- _Given material_:
───

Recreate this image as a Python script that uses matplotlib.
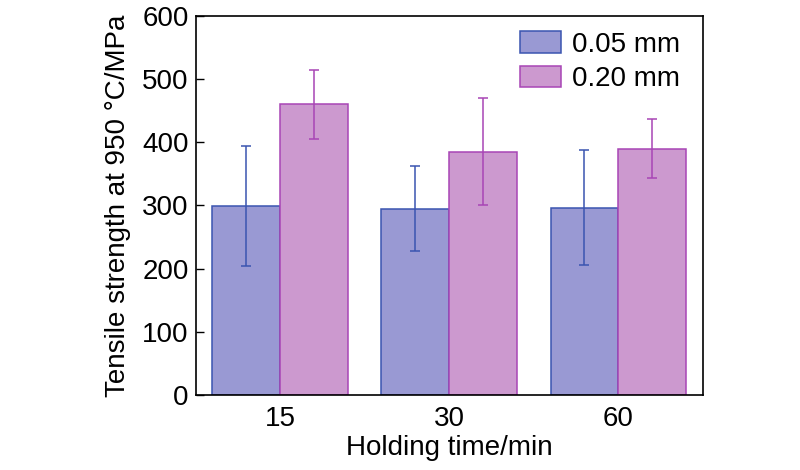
import numpy as np
import matplotlib
matplotlib.use("Agg")
from matplotlib import pyplot as plt

plt.rcParams['font.family'] = ['Liberation Sans', 'DejaVu Sans']

holding_time = ['15', '30', '60']
strength_005 = [299, 295, 296]
err_005 = [95, 67, 91]
strength_020 = [460, 385, 390]
err_020 = [55, 85, 47]

fig = plt.figure(figsize=(8, 4.7), dpi=100)
ax = fig.add_axes([0.2444, 0.160, 0.6340, 0.806])

x = np.arange(len(holding_time))
w = 0.4
ax.bar(x - w / 2, strength_005, w, color='#9999d3', edgecolor='#3a55b0', linewidth=1.1,
       yerr=err_005, error_kw=dict(ecolor='#3a55b0', elinewidth=1.1, capsize=3.5, capthick=1.1),
       label='0.05 mm')
ax.bar(x + w / 2, strength_020, w, color='#cc99cf', edgecolor='#a845b5', linewidth=1.1,
       yerr=err_020, error_kw=dict(ecolor='#a845b5', elinewidth=1.1, capsize=3.5, capthick=1.1),
       label='0.20 mm')

ax.set_xlim(-0.5, 2.5)
ax.set_ylim(0, 600)
ax.set_yticks(range(0, 601, 100))
ax.set_xticks(x)
ax.set_xticklabels(holding_time)
ax.tick_params(axis='y', direction='in', length=6, labelsize=20, width=1, pad=5)
ax.tick_params(axis='x', length=0, labelsize=20, pad=8)
for s in ax.spines.values():
    s.set_linewidth(1.2)

ax.set_xlabel('Holding time/min', fontsize=20, labelpad=2)
ax.set_ylabel('Tensile strength at 950 \u00b0C/MPa', fontsize=20, labelpad=8)

ax.legend(loc='upper right', bbox_to_anchor=(0.985, 1.0), frameon=False, fontsize=20,
          handlelength=1.45, handleheight=0.8, borderaxespad=0.15, labelspacing=0.3,
          handletextpad=0.4)

fig.savefig('out.png', dpi=100)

───

- _Task_: Scan the listing above and identify each line holding the string "matplotlib"; copy every such line.

- _Task answer_:
Recreate this image as a Python script that uses matplotlib.
import matplotlib
matplotlib.use("Agg")
from matplotlib import pyplot as plt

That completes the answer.